Set the minimum number of instances for a function to a value greater than 0 to pre-allocate elastic resources. This helps prevent request latency caused by cold starts during peak hours. You can also configure policies to automatically scale the minimum number of instances based on a schedule or metric thresholds. This ensures high performance and improves instance utilization.
Setting the minimum number of instances to a value greater than 0 helps mitigate cold start issues and improves response times for latency-sensitive applications. You are charged for these pre-allocated instances regardless of their usage. When processing requests, they are billed as active elastic instances. When not processing requests, they are billed as idle elastic instances. For more information about how active elastic instances and idle elastic instances are billed, see Billing overview.
You can configure elastic policies for the minimum number of instances only for a function alias or the LATEST version.
Set the minimum number of instances
Log on to the Function Compute console. In the left-side navigation pane, click Functions.
In the top navigation bar, select a region.
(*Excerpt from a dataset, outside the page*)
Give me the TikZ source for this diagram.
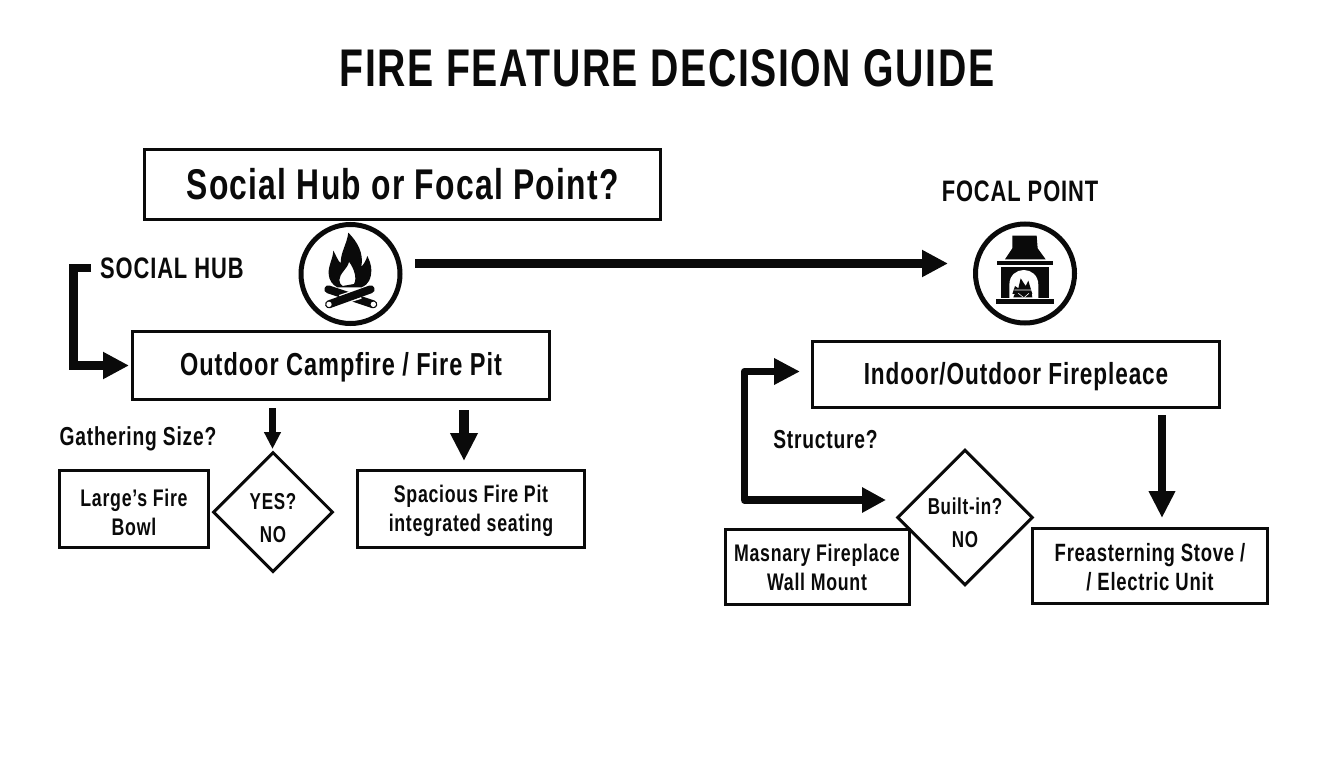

On the Functions page, click Create Function.
On the Create Function page, in the Scaling Policy section, set Minimum Instances, configure the other required parameters, and then click Create.
Configure elastic policies
On the details page of the target function, click the Scaling Policy tab. In the Elastic policy section, find the target policy and click Modify in the Actions column.
In the Edit elastic policy panel, configure a dynamic elastic policy for the minimum number of instances.
NoteIf you configure multiple elastic policies, the system calculates the Minimum Instances for each triggered policy. The system then uses the maximum value among the Minimum Instances of all currently active policies as the current minimum number of instances. For more information, see How is the current minimum number of instances calculated?.
While an elastic policy is active, the initial Minimum Instances setting is ignored. If no elastic policy is active, the current minimum number of instances reverts to the initial value that you set for Minimum Instances.
Configure a Scheduled Scaling or Water-level Scaling policy
Scheduled scaling
A scheduled scaling policy is suitable for functions with clear periodic patterns or predictable traffic peaks. When the number of concurrent function invocations exceeds the minimum number of instances, the excess requests are automatically handled by on-demand elastic instances. For more information, see Scheduled scaling.
This example sets the Time zone to Asia/Shanghai (UTC+8). The policy is long-term and scales out the minimum number of instances to 50 at 10:00 from Monday to Friday, and scales in to 5 at 22:00.
Threshold-based scaling
The system periodically collects metrics such as Provisioned concurrency utilization, Memory utilization, or resource utilization metrics for GPU instances. When a specified condition is met, the system scales the Minimum Instances accordingly. For more information, see Threshold-based scaling.
Set the Minimum Number of Instances to
1. Then, in the Minimum Number of Instances Dynamic Policy section, select the Threshold-based Scaling tab to configure the policy.This example sets the Time zone to Asia/Shanghai (UTC+8). The policy is active from 00:00 on July 15, 2025, to 00:00 on July 31, 2025. It tracks the Provisioned concurrency utilization metric with a target value of 60%. When utilization exceeds 60%, the system scales out to a maximum of 100 instances. When utilization falls below 60%, it scales in to a minimum of 10 instances.
For CPU functions, threshold-based scaling monitors metrics such as Provisioned concurrency utilization and Memory utilization. For GPU functions, the policy supports monitoring Provisioned concurrency utilization and other GPU-related resource utilization metrics, as detailed in the following table.
CPU functions
GPU functions
In the threshold-based scaling configuration, the Utilization Type dropdown list supports two utilization types: instance concurrency utilization and memory utilization. The Trigger Method tab also includes scheduled scaling.
In the threshold-based scaling configuration of a GPU function, Utilization Type supports five options: instance concurrency utilization, GPU SM utilization, GPU memory utilization, GPU hardware encoder utilization, and GPU hardware decoder utilization.
Configure periodic scaling by using a CRON Expression
If your application has predictable traffic patterns, you can also use a CRON expression to periodically scale the minimum number of instances. For example, you can set the Time zone to Asia/Shanghai (UTC+8) to scale out the minimum number of instances to 10 at 10:00 every Monday and scale in to 1 at 22:00 every Friday.
Modify or delete an elastic policy for the minimum number of instances
Log on to the Function Compute console. In the left-side navigation pane, choose . On the Elastic policy page, find the policy you want to manage. In the Actions column, click Modify or Delete to modify or delete the elastic policy for the minimum number of instances.
Deleting an elastic policy for the minimum number of instances of an alias releases all pre-allocated instances for that alias. The function then automatically switches to on-demand scaling, which may involve a cold start. For CPU-based services, the average cold start time is typically hundreds of milliseconds, depending on the application's startup speed. For GPU-based services, the average cold start time can be several minutes, depending on the model size and loading speed.
References
To limit the number of instances for a specific function, you can configure function quotas. If the total number of running instances for the function exceeds the configured limit, Function Compute returns a throttling error.